Peritoneal Dialysis Emerges

Not all dialysis involves filtering blood through a machine. Peritoneal dialysis uses the lining of the abdomen as a natural filter. A cleansing solution is pumped into the abdominal cavity, waste products pass through the peritoneal membrane into the fluid, and the fluid is then drained out.

This approach developed on a parallel track. By the 1950s, intermittent peritoneal dialysis was an established treatment for acute kidney failure, using commercially available polyethylene and nylon catheters. The real turning point for chronic use came in 1968, when Henry Tenckhoff designed a silicone rubber catheter with polyester cuffs that could remain in the body long-term. A single-cuff version worked for short-term acute cases, while a two-cuff version allowed patients with chronic kidney failure to use peritoneal dialysis as ongoing treatment. This eventually opened the door to home-based peritoneal dialysis programs.

Dialysis Moves Into the Home

Home hemodialysis first developed in the early 1960s, shortly after the Scribner shunt made repeat treatments feasible. The idea was practical: if patients could learn to operate the equipment themselves, they wouldn’t need to travel to a hospital several times a week. Early home programs trained patients and family members to manage the entire process. Home dialysis peaked in popularity during the 1970s before declining as in-center dialysis clinics expanded. It has seen a modest revival in recent years as equipment has become smaller and more user-friendly.

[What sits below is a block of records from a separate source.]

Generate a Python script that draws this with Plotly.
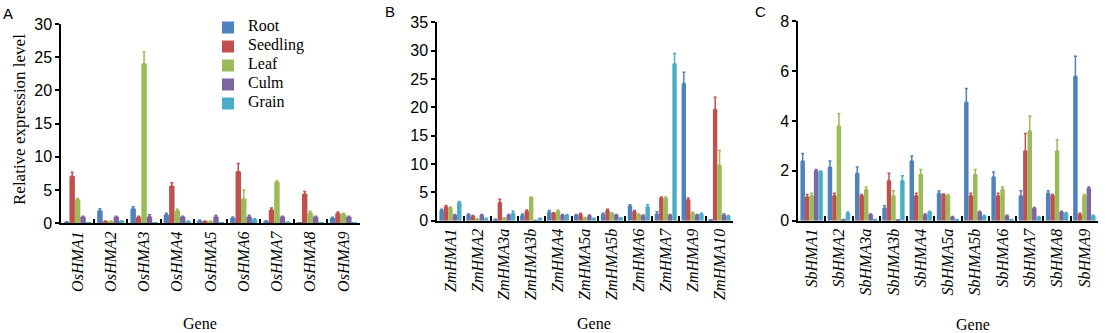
import plotly.graph_objects as go

# Tissues and bar colours
tissues = ["Root", "Seedling", "Leaf", "Culm", "Grain"]
colors = ["#4F81BD", "#C0504D", "#9BBB59", "#8064A2", "#4BACC6"]

# Panel A: rice (Os) genes
os_genes = ["OsHMA1", "OsHMA2", "OsHMA3", "OsHMA4", "OsHMA5",
            "OsHMA6", "OsHMA7", "OsHMA8", "OsHMA9"]
os_root = [0.2, 1.9, 2.2, 1.3, 0.4, 0.8, 0.3, 0.05, 0.8]
os_seedling = [7.1, 0.3, 0.9, 5.6, 0.3, 7.8, 2.0, 4.4, 1.5]
os_leaf = [3.6, 0.3, 24.0, 1.9, 0.3, 3.7, 6.2, 1.6, 1.4]
os_culm = [1.0, 1.0, 1.0, 1.0, 1.0, 1.0, 1.0, 1.0, 1.0]
os_grain = [0.05, 0.35, 0.05, 0.3, 0.05, 0.6, 0.15, 0.05, 0.05]
os_root_sd = [0.05, 0.3, 0.3, 0.2, 0.1, 0.15, 0.1, 0.0, 0.1]
os_seedling_sd = [0.6, 0.05, 0.15, 0.5, 0.05, 1.2, 0.3, 0.4, 0.2]
os_leaf_sd = [0.15, 0.05, 1.8, 0.2, 0.05, 1.3, 0.2, 0.2, 0.1]
os_culm_sd = [0.05, 0.05, 0.3, 0.05, 0.2, 0.2, 0.05, 0.05, 0.05]
os_grain_sd = [0.0, 0.05, 0.0, 0.05, 0.0, 0.1, 0.05, 0.0, 0.0]

# Panel B: maize (Zm) genes
zm_genes = ["ZmHMA1", "ZmHMA2", "ZmHMA3a", "ZmHMA3b", "ZmHMA4", "ZmHMA5a",
            "ZmHMA5b", "ZmHMA6", "ZmHMA7", "ZmHMA9", "ZmHMA10"]
zm_root = [1.8, 1.1, 0.2, 0.9, 1.5, 1.0, 1.1, 2.6, 1.2, 24.2, 0.1]
zm_seedling = [2.4, 0.8, 3.2, 1.7, 1.3, 1.1, 1.8, 1.6, 4.0, 3.7, 19.6]
zm_leaf = [2.3, 0.3, 0.4, 4.1, 1.7, 0.5, 1.3, 1.1, 4.0, 1.4, 9.8]
zm_culm = [1.0, 1.0, 1.0, 0.05, 1.0, 0.9, 1.0, 0.9, 1.0, 1.0, 1.0]
zm_grain = [3.2, 0.4, 1.3, 0.4, 1.0, 0.4, 0.45, 2.4, 27.7, 1.2, 0.8]
zm_root_sd = [0.2, 0.1, 0.05, 0.3, 0.3, 0.1, 0.2, 0.2, 0.4, 2.0, 0.05]
zm_seedling_sd = [0.3, 0.1, 0.6, 0.2, 0.1, 0.2, 0.2, 0.2, 0.2, 0.3, 2.2]
zm_leaf_sd = [0.1, 0.05, 0.1, 0.1, 0.2, 0.05, 0.1, 0.1, 0.2, 0.1, 2.6]
zm_culm_sd = [0.1, 0.1, 0.1, 0.0, 0.1, 0.1, 0.1, 0.1, 0.1, 0.1, 0.2]
zm_grain_sd = [0.2, 0.05, 0.4, 0.05, 0.1, 0.05, 0.05, 0.4, 1.8, 0.1, 0.1]

# Panel C: sorghum (Sb) genes
sb_genes = ["SbHMA1", "SbHMA2", "SbHMA3a", "SbHMA3b", "SbHMA4", "SbHMA5a",
            "SbHMA5b", "SbHMA6", "SbHMA7", "SbHMA8", "SbHMA9"]
sb_root = [2.4, 2.15, 1.9, 0.5, 2.4, 1.1, 4.75, 1.75, 1.0, 1.1, 5.8]
sb_seedling = [0.95, 1.0, 1.0, 1.6, 1.0, 1.05, 1.0, 1.0, 2.8, 1.0, 0.25]
sb_leaf = [1.0, 3.8, 1.25, 1.0, 1.85, 1.0, 1.85, 1.25, 3.6, 2.8, 1.0]
sb_culm = [2.0, 0.05, 0.25, 0.02, 0.25, 0.15, 0.35, 0.2, 0.5, 0.35, 1.3]
sb_grain = [1.97, 0.3, 0.05, 1.6, 0.35, 0.05, 0.2, 0.05, 0.15, 0.3, 0.2]
sb_root_sd = [0.3, 0.25, 0.25, 0.1, 0.2, 0.1, 0.55, 0.2, 0.2, 0.1, 0.8]
sb_seedling_sd = [0.1, 0.1, 0.05, 0.3, 0.1, 0.02, 0.1, 0.1, 0.7, 0.05, 0.05]
sb_leaf_sd = [0.1, 0.5, 0.1, 0.2, 0.2, 0.05, 0.2, 0.1, 0.6, 0.45, 0.05]
sb_culm_sd = [0.05, 0.0, 0.02, 0.0, 0.02, 0.02, 0.03, 0.02, 0.03, 0.03, 0.05]
sb_grain_sd = [0.02, 0.05, 0.0, 0.2, 0.03, 0.0, 0.02, 0.0, 0.02, 0.03, 0.02]

panels = [
    dict(genes=os_genes, xa="x", ya="y",
         means=[os_root, os_seedling, os_leaf, os_culm, os_grain],
         sds=[os_root_sd, os_seedling_sd, os_leaf_sd, os_culm_sd, os_grain_sd]),
    dict(genes=zm_genes, xa="x2", ya="y2",
         means=[zm_root, zm_seedling, zm_leaf, zm_culm, zm_grain],
         sds=[zm_root_sd, zm_seedling_sd, zm_leaf_sd, zm_culm_sd, zm_grain_sd]),
    dict(genes=sb_genes, xa="x3", ya="y3",
         means=[sb_root, sb_seedling, sb_leaf, sb_culm, sb_grain],
         sds=[sb_root_sd, sb_seedling_sd, sb_leaf_sd, sb_culm_sd, sb_grain_sd]),
]

SERIF = "Liberation Serif, Times New Roman, serif"
SANS = "Liberation Sans, Arial, sans-serif"

fig = go.Figure()
for p_i, p in enumerate(panels):
    for t_i, name in enumerate(tissues):
        fig.add_trace(go.Bar(
            x=p["genes"], y=p["means"][t_i],
            name=f"<span style='font-size:16px'>{name}</span>",
            legendgroup=name, showlegend=(p_i == 0),
            marker=dict(color=colors[t_i], line=dict(width=0)),
            error_y=dict(type="data", array=p["sds"][t_i], symmetric=False,
                         arrayminus=[0] * len(p["genes"]),
                         color=colors[t_i], thickness=1.5, width=1.5),
            xaxis=p["xa"], yaxis=p["ya"],
        ))


def xaxis_style(genes, domain, anchor):
    return dict(
        domain=domain, anchor=anchor, type="category",
        range=[-0.5, len(genes) - 0.5],
        tickmode="array", tickvals=genes,
        ticktext=[f"<i>{g}</i>" for g in genes],
        tickangle=-90, tickfont=dict(family=SERIF, size=16, color="black"),
        showline=True, linecolor="black", linewidth=1.5,
        ticks="inside", tickson="boundaries", ticklen=5,
        tickcolor="black", tickwidth=1.5, showgrid=False, automargin=False,
    )


def yaxis_style(domain, anchor, top, step):
    return dict(
        domain=domain, anchor=anchor, range=[0, top], dtick=step,
        tick0=0, showline=True, linecolor="black", linewidth=1.5,
        ticks="outside", ticklen=4, tickcolor="black", tickwidth=1.5,
        tickfont=dict(family=SANS, size=16, color="black"),
        showgrid=False, zeroline=False, automargin=False,
    )


W, H = 1106, 333
fig.update_layout(
    width=W, height=H, margin=dict(l=0, r=0, t=0, b=0, pad=0),
    paper_bgcolor="white", plot_bgcolor="white",
    barmode="group", bargap=0.18, bargroupgap=0,
    showlegend=True,
    legend=dict(x=208 / W, y=1 - 13 / H, xanchor="left", yanchor="top",
                font=dict(family=SERIF, size=10, color="black"),
                bgcolor="rgba(0,0,0,0)", tracegroupgap=0),
    xaxis=xaxis_style(os_genes, [61 / W, 360 / W], "y"),
    yaxis=yaxis_style([(H - 223.3) / H, (H - 24) / H], "x", 30, 5),
    xaxis2=xaxis_style(zm_genes, [437 / W, 733 / W], "y2"),
    yaxis2=yaxis_style([(H - 220.7) / H, (H - 22.3) / H], "x2", 35, 5),
    xaxis3=xaxis_style(sb_genes, [798 / W, 1098 / W], "y3"),
    yaxis3=yaxis_style([(H - 220.7) / H, (H - 21.3) / H], "x3", 8, 2),
)

annotations = [
    dict(text="A", x=8 / W, y=1 - 13 / H, font=dict(family=SANS, size=15)),
    dict(text="B", x=390 / W, y=1 - 12 / H, font=dict(family=SANS, size=15)),
    dict(text="C", x=760 / W, y=1 - 12 / H, font=dict(family=SANS, size=15)),
    dict(text="Gene", x=200 / W, y=1 - 323 / H, font=dict(family=SERIF, size=16)),
    dict(text="Gene", x=594 / W, y=1 - 323 / H, font=dict(family=SERIF, size=16)),
    dict(text="Gene", x=973 / W, y=1 - 324 / H, font=dict(family=SERIF, size=16)),
    dict(text="Relative expression level", x=19 / W, y=1 - 120 / H, textangle=-90,
         font=dict(family=SERIF, size=17)),
]
for a in annotations:
    a.update(xref="paper", yref="paper", showarrow=False,
             xanchor="center", yanchor="middle")
    a["font"]["color"] = "black"
fig.update_layout(annotations=annotations)

fig.write_html("out.html")
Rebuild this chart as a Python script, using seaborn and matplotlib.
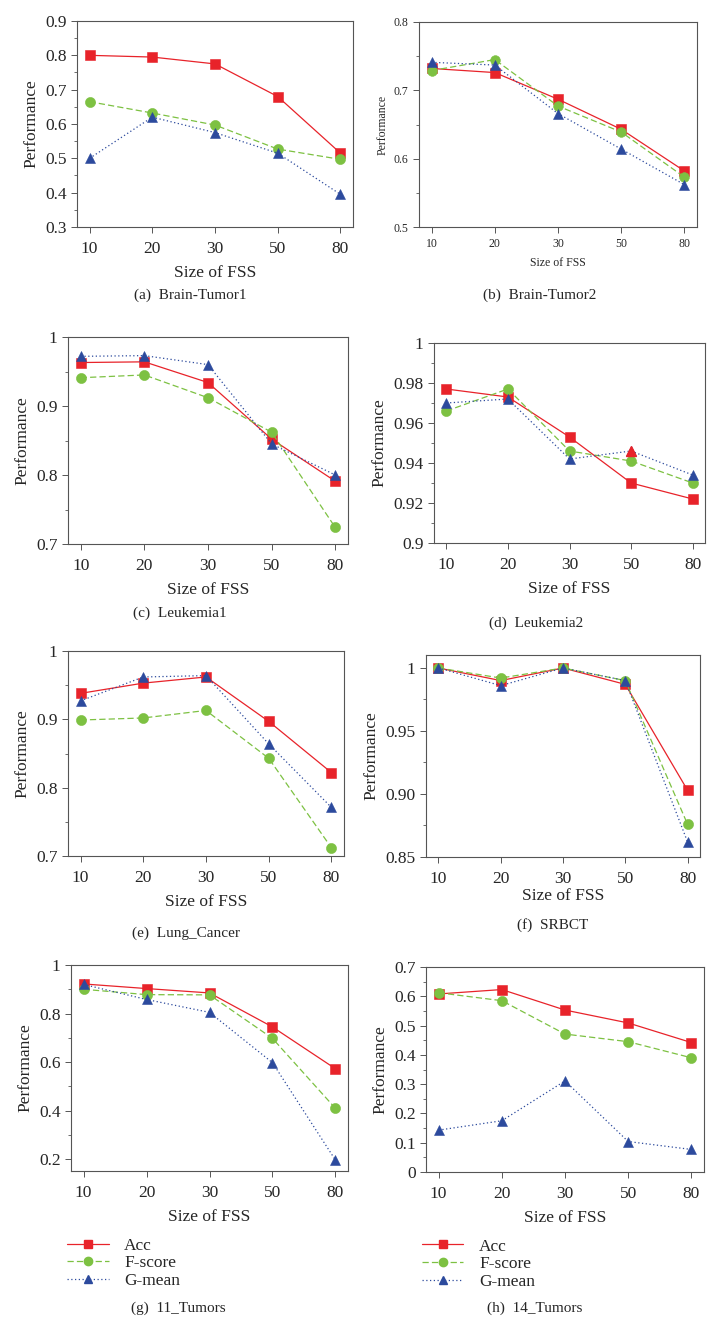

How the U.S. Government Stepped In

By the early 1970s, dialysis was effective but extraordinarily expensive. Most patients simply couldn’t afford it, and insurance coverage was inconsistent. In a now-famous 1971 demonstration, a patient was dialyzed in front of the U.S. Congress to illustrate what was at stake.

In October 1972, Congress passed the Social Security Amendments, which created the National End-Stage Renal Disease Program. This law extended Medicare benefits to cover dialysis and kidney transplantation for nearly all Americans with permanent kidney failure, regardless of age. It remains one of the only conditions that qualifies a person for Medicare coverage on its own. The program transformed dialysis from a treatment rationed to a lucky few into a widely accessible, publicly funded therapy.

Where Dialysis Stands Today

In 2023, the total number of Americans living with kidney failure reached an all-time high of 831,192, a figure that includes both dialysis patients and those living with a transplanted kidney. That number rose 2% in a single year after three years of relative stability. Globally, millions more depend on some form of dialysis to stay alive.

The machines themselves bear little resemblance to Kolff’s sausage-casing drum. Modern hemodialysis units are computerized, precisely regulated, and far safer. Sessions typically run three to four hours, three times per week for in-center patients. Peritoneal dialysis can be done overnight while sleeping. Yet despite a century of refinement, the five-year survival rate for dialysis patients is only about 40%. The treatment replaces some of what healthy kidneys do, but not all of it. A kidney transplant remains the closest thing to a cure, and dialysis serves as the bridge, sometimes for years, while patients wait.

From a sewing machine motor and hot dog casing in occupied Holland to computerized clinics treating hundreds of thousands, dialysis has come a long way in its first hundred years. But its origin story is a reminder that the technology people now take for granted was built on decades of failure, improvisation, and patients who didn’t survive long enough to see the next breakthrough.